▸ What you should do
Retype only the lines from the one containing "Convert this chart to matplotlib code." through the one containing "import matplotlib.pyplot as plt", both included, word for word. Pictures stay out of the copy.

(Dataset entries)
++++++++

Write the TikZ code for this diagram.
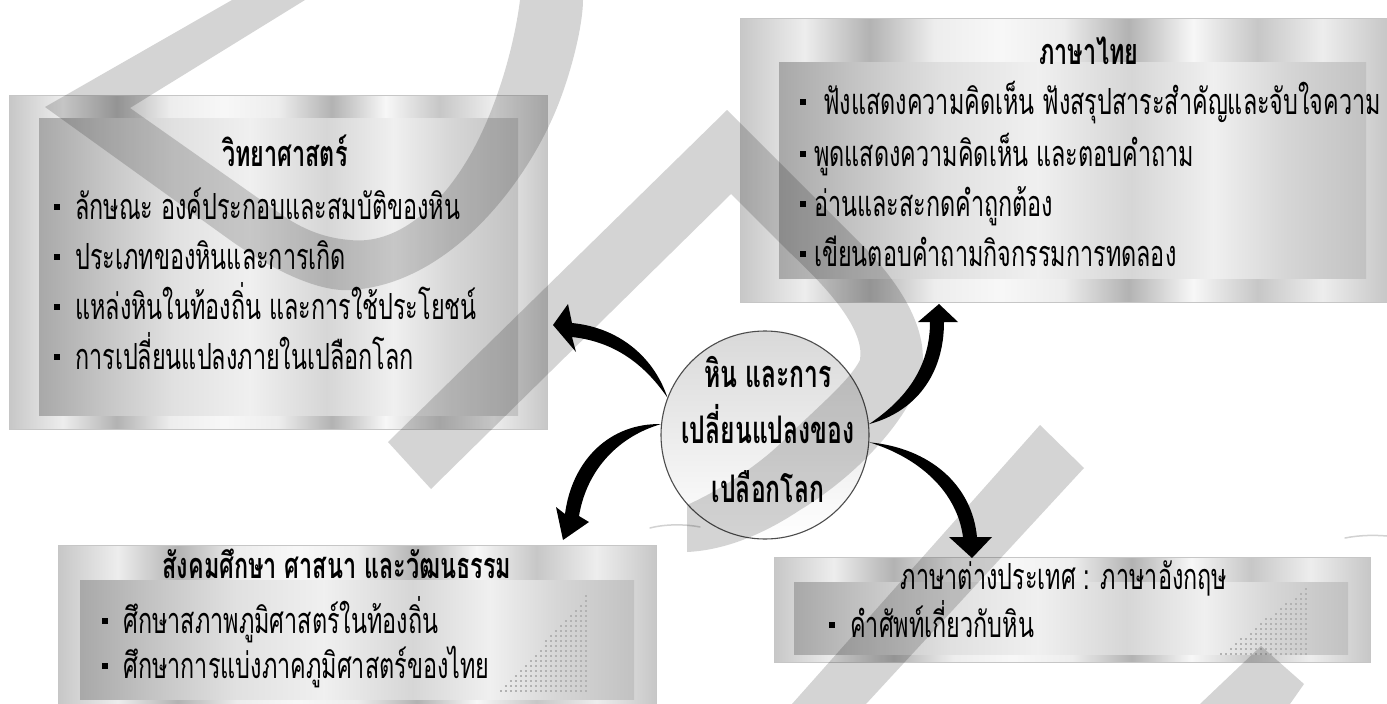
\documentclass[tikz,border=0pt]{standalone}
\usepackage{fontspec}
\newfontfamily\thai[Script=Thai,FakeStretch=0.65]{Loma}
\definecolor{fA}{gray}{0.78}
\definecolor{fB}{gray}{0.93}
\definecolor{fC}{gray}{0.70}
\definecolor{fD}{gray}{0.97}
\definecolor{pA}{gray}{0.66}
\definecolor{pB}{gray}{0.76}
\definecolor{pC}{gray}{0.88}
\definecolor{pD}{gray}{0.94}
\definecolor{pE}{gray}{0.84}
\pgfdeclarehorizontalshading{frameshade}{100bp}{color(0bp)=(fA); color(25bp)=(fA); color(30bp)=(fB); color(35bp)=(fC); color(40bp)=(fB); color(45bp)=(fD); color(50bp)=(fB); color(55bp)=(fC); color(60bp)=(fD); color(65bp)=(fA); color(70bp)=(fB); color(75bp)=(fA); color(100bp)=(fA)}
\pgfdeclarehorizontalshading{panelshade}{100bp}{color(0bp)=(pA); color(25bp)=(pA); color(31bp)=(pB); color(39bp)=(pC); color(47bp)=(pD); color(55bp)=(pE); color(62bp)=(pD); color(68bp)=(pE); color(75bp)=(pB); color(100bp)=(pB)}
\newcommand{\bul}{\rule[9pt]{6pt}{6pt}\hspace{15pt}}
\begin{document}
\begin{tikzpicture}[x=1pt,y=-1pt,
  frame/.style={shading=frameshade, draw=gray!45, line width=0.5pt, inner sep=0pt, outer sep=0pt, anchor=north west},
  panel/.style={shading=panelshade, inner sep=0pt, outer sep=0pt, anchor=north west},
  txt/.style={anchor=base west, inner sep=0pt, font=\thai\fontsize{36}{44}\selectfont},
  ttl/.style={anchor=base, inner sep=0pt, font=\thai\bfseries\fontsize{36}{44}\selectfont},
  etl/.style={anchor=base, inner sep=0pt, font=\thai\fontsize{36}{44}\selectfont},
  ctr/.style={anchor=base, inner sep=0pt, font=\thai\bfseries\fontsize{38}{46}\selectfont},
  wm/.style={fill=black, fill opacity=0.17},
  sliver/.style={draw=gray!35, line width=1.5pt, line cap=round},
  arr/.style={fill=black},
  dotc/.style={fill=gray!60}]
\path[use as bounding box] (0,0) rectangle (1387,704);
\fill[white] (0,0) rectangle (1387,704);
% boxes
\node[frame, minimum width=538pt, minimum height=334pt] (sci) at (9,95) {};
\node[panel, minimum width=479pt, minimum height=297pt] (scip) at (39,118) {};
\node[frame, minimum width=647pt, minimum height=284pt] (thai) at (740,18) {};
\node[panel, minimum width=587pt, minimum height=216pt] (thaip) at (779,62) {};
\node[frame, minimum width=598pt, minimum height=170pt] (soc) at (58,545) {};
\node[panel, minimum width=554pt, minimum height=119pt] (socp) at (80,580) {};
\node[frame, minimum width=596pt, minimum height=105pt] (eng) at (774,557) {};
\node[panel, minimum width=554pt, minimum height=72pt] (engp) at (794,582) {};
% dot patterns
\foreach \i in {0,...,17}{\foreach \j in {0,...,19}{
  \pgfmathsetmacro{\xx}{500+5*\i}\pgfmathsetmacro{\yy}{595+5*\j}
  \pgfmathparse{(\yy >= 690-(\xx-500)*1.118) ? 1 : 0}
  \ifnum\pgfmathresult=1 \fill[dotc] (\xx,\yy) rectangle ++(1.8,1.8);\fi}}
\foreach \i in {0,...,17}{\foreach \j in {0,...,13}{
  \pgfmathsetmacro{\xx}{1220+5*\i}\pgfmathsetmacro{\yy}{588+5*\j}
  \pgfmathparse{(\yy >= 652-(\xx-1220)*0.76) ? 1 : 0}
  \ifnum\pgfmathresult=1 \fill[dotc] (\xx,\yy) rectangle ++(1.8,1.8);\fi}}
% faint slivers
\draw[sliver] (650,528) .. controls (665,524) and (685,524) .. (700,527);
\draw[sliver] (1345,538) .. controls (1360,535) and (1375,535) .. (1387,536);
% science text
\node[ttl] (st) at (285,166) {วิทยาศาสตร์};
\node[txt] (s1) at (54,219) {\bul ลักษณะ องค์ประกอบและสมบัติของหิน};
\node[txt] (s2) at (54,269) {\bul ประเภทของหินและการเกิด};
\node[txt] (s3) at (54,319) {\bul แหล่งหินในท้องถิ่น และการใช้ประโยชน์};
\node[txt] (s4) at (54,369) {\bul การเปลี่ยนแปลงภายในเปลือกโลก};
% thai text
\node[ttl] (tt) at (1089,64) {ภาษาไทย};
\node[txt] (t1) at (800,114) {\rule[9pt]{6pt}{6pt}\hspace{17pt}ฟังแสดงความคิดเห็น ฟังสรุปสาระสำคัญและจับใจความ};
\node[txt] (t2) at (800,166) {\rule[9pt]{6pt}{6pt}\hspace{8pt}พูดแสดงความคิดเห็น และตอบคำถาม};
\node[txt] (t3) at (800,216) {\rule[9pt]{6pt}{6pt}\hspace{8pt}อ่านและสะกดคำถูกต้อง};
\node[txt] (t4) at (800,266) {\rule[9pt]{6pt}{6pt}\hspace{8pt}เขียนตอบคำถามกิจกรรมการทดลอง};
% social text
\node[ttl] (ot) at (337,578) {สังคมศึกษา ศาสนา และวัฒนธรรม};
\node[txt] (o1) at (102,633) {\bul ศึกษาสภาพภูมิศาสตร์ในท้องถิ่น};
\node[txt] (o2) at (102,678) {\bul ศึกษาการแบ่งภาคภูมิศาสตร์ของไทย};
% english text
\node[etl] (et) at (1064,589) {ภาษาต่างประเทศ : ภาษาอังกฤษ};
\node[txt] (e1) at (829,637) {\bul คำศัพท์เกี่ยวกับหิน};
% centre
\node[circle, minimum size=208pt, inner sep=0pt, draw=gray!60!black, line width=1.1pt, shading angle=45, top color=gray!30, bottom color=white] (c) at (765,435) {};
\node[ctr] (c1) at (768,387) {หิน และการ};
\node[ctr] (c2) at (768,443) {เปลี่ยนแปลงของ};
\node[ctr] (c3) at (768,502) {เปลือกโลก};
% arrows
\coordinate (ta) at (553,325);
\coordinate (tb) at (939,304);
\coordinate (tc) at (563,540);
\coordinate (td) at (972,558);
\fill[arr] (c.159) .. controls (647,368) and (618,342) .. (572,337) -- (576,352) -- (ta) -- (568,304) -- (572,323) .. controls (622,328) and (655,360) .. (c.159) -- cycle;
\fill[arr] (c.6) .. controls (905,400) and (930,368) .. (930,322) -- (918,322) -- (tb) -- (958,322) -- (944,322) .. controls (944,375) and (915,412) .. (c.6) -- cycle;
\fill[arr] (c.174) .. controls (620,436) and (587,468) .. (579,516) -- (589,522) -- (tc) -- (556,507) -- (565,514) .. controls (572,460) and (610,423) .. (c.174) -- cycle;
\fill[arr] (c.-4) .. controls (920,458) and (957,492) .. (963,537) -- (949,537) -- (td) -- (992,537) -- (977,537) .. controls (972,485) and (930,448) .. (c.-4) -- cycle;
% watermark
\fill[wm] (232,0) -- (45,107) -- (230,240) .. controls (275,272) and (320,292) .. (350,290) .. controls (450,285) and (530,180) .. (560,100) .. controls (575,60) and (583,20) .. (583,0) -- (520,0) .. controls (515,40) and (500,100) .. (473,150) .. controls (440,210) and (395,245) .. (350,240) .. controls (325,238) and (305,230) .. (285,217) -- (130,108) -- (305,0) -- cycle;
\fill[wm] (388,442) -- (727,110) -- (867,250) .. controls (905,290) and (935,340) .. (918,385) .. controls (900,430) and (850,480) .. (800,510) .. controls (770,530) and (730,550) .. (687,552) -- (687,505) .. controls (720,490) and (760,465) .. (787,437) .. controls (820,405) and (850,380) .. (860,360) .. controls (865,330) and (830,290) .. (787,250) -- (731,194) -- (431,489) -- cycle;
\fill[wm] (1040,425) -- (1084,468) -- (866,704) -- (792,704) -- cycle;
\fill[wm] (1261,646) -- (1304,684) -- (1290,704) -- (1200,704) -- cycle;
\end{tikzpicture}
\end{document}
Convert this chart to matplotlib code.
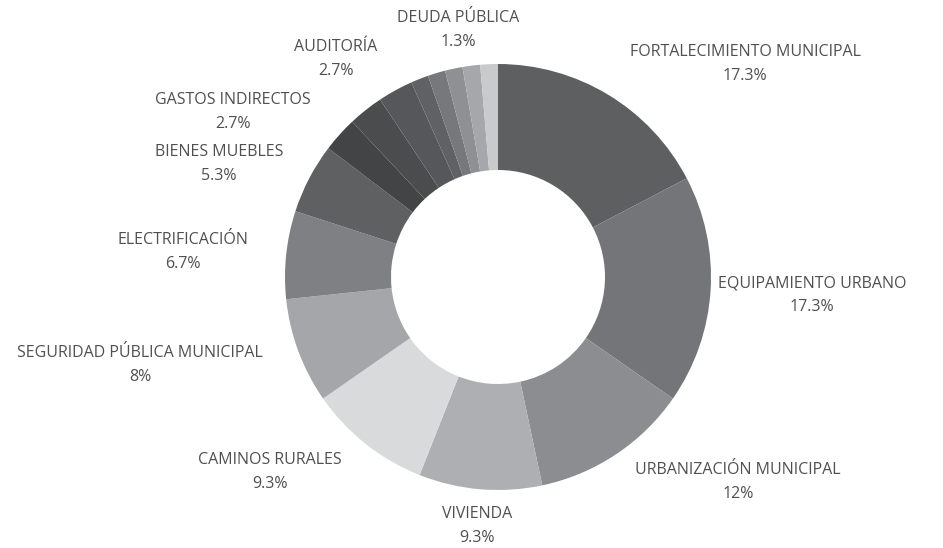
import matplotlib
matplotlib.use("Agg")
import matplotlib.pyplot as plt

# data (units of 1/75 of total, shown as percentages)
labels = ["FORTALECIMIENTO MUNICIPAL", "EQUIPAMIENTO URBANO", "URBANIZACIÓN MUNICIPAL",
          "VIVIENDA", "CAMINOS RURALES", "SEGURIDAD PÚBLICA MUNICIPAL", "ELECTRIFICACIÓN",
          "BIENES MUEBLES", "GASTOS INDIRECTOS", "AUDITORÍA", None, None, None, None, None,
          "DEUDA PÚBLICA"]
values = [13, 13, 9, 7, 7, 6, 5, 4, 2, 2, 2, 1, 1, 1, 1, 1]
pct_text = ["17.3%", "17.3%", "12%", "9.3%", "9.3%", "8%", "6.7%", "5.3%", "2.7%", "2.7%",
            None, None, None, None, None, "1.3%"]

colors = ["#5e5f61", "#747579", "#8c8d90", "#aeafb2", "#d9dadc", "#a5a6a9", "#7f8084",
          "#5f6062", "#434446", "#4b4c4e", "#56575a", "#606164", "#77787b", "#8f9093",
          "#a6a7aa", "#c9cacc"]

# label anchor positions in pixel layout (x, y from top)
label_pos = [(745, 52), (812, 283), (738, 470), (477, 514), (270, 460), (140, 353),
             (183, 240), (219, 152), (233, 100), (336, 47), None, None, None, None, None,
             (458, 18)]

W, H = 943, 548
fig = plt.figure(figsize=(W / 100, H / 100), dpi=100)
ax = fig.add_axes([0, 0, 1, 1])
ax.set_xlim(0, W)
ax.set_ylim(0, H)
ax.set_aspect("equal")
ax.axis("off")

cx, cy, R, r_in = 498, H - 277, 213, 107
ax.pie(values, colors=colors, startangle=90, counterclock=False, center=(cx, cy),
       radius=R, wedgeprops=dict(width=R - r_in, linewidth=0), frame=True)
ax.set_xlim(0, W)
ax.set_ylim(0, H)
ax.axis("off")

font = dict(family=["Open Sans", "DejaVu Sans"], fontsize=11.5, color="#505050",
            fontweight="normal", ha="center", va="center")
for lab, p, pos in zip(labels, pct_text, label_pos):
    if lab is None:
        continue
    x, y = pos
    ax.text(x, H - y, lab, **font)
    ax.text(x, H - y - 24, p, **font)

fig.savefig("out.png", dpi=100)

++++++++

▸ Response
Convert this chart to matplotlib code.
import matplotlib
matplotlib.use("Agg")
import matplotlib.pyplot as plt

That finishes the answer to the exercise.